What are you reading?

A weekly look over the shoulders of our scholar-reviewers

June 23, 2011

Tony Chafer, professor of contemporary French area studies, University of Portsmouth, is reading Dervla Murphy's The Island That Dared (Eland, 2008). "Based on three visits to the country between 2005 and 2007, this meticulously researched, beautifully written book describes a Cuba in transition. Travelling off the tourist trails, Murphy strikes up relationships with an extraordinary range of people who talk about their feelings for their country and what it has achieved, and their fears and hopes for its future. Both travel guide and contemporary history, it is the closest an outsider is likely to get to understanding what the Cuban revolution means to contemporary Cubans."

Timothy Mowl, professor of the history of architecture and designed landscapes, University of Bristol, is reading Jane Brown's The Omnipotent Magician: Lancelot 'Capability' Brown, 1716-1783 (Chatto & Windus, 2011). "Where this book excels is in the writer's impressive untangling of the web of family interconnections between Brown's patrons. She rides with the landscaper to visit his clients and to enjoy their company. But in all this social and biographical history, his landscape aesthetic remains obscure. This reads more like a whimsical historical novel than a knowledgeable, confident biography."

June Purvis, professor of women's and gender history, University of Portsmouth, is reading Ryland Wallace's The Women's Suffrage Movement in Wales 1866-1928 (University of Wales Press, 2009). "This lucidly written book offers the first comprehensive coverage of the women's suffrage agitation in Victorian Wales until the granting of equal voting rights in 1928. Drawing on extensive primary sources, it has chapters on the Women's Social and Political Union, the National Union of Women's Suffrage Societies, the Women's Freedom League, the impact of the Great War and the campaign for equal suffrage. An invaluable read for all suffrage scholars."

Corin Throsby is an academic supervisor in English, University of Cambridge. She is reading Laura Coulman's Lady Gaga: Strange and Beautiful: The Fabulous Style of Lady Gaga (Plexus, 2011). "Lady Gaga's outfits - like her infamous dress made from cuts of meat - are unique pieces of performance art.

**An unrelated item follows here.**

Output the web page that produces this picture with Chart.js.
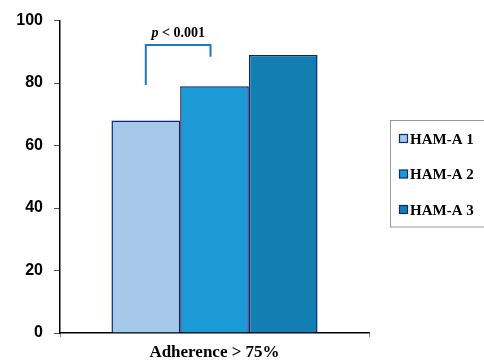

One of the only twentysomething starlets ever to make herself look deliberately and consistently grotesque, she subverts contemporary ideals of feminine beauty. This may not afford deep insight into her art, but there are lots of pictures."

David Toop is a senior research Fellow, London College of Communication. "I am absorbing, rather than reading, Anne Umland's Picasso Guitars 1912-1914 (Museum of Modern Art, 2011), not least for its implication that auditory space was central to modernist breakthroughs in visual arts and literature. I just finished Luke Williams' The Echo Chamber (Hamish Hamilton, 2011), a flawed but fascinating neo-modernist novel that dwells on a bigger issue, the centrality of listening to memory and identity."